Nonclassical optomechanical correlations enable optical control of mechanical motion beyond the limitations of classical driving. Here we investigate the feasibility of using pulsed cavity optomechanics to create and verify nonclassical phase-sensitive correlations between light and the motion of a levitated nanoparticle in a realistic scenario. We show that optomechanical two-mode squeezing can persist even at the elevated temperatures of state-of-the-art experimental setups.

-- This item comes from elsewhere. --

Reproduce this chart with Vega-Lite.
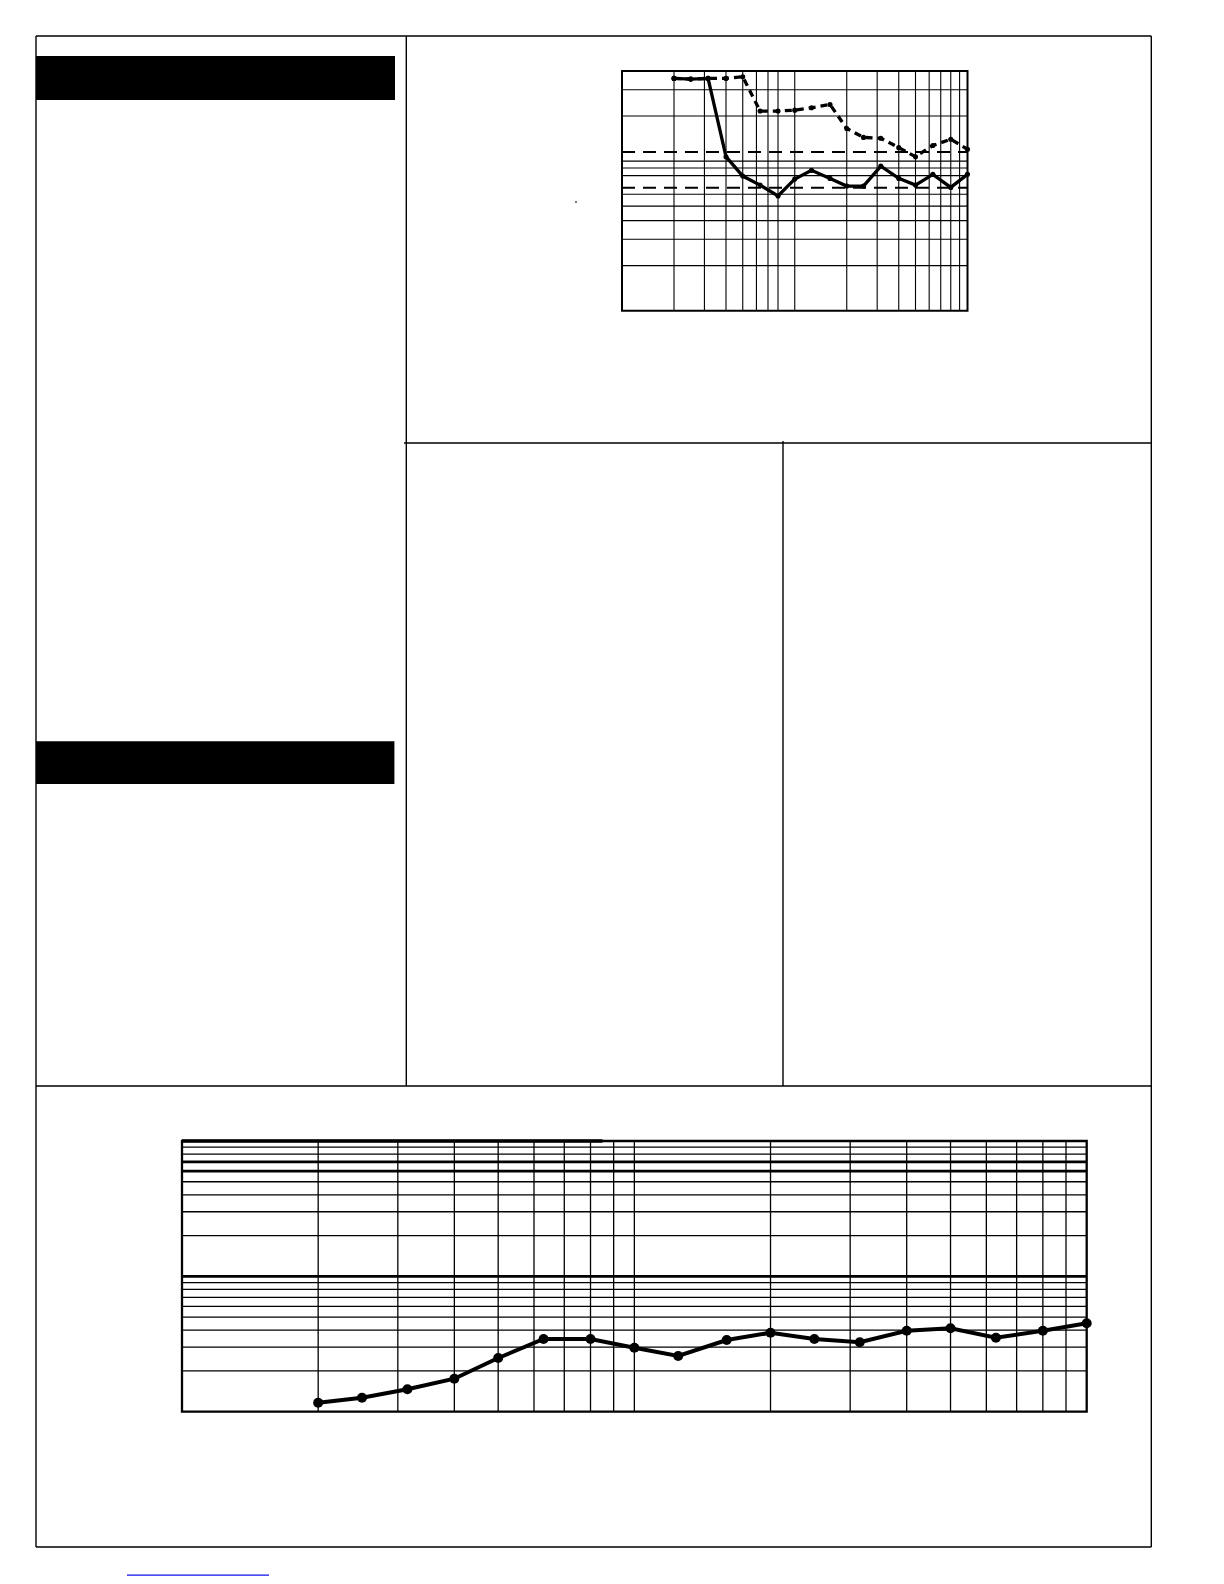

We introduce a detection scheme based on optical homodyning that allows the revealing of nonclassical correlations without full optomechanical state tomography. We provide an analytical treatment using the rotating-wave approximation (RWA) in the resolved-sideband regime and prove its validity with a full numerical solution of the Lyapunov equation beyond the RWA. We build on parameters of current experiments for our analysis and conclude that the observation of nonclassical correlations, which are essential for quantum sensing, quantum engines, and quantum simulations with levitated nanoparticles, is possible with state-of-the-art capabilities. The general treatment can be applied to other optomechanical platforms.

Figure 1

A scheme of the pulsed protocol to generate and verify nonclassical correlations between the levitated nanoparticle and light. (a) A sketch of the proposed setup. A subwavelength particle ($P$), trapped within a single-mode cavity, is coupled to its mode via radiation pressure at rate $g$. (b)–(d) Two light pulses, blue and red detuned enter the cavity to interact with the particle and are subsequently routed to the homodyne detector (HD) via the circulator ($C$). The cyan eightlike symbol denotes nonclassical correlations between different parts of the system. (e) Depending on the detuning $\mathrm{\Delta }={\omega }_{\mathrm{cav}}-{\omega }_p$ of the pump, different types of interaction take place between the center-of-mass motion of the particle and the intracavity field.

Figure 2

(a) Robustness of the nonclassicality of the correlations between light and mechanical motion of the levitating nanoparticle [see Fig. 1 (c)]. Two-mode squeezing $S_{\mathrm{gen}}$ (dark blue) and logarithmic negativity $E_N$ (light red) as functions of the heating rate $\mathrm{\Gamma }$ (logarithmic scale, in units of $\kappa$) assuming an initial mechanical occupation of $n_0={10}^4$. The dashed line shows the two-mode squeezing computed without the rotating-wave approximation. The error bars on the blue curve are obtained from the numerical simulation (see the text). (b) Two-mode squeezing as a function of the coupling rate. The dark green line shows the adiabatic regime; light yellow, full solution. The two solutions coincide well at values corresponding to the weak coupling where the adiabatic approximation is valid. Numerical parameters are $g=0.6\kappa$, $\tau =8/\kappa$, $\mathrm{\Omega }=2\kappa$.

Figure 3

Detection of nonclassical correlations with homodyne measurement on leaking light. (a) Comparison of the two-mode squeezing of the leaking entangling pulse and mechanical motion [$S{}^{\mathrm{PM}}$; dark blue; Fig. 1] and two-mode squeezing of two pulses [$S{}^{\mathrm{PP}}$, light red; Fig. 1] as a function of the heating rate. Full and dashed lines show cases of detection efficiency $\eta =0.8$ and $\eta =0.4$, respectively. (b) Detectable two-mode squeezing $-10{\log }_{10}\mathrm{Var}X{}_{\mathrm{gen}}[{\varphi }^{\mathrm{opt}},{\theta }_B,{\theta }_R{}^{\mathrm{opt}}]$ as a function of the homodyne angle ${\theta }_B$ for two other angles set to their optimal values. Heating rate $\mathrm{\Gamma }=0.1\kappa$. Different colors show the initial occupation of mechanics (from wider to narrower curve) $n_0=1$ for dark green, $n_0=10$ for blue, and $n_0=100$ for light yellow. Error bars are obtained by numerical simulations.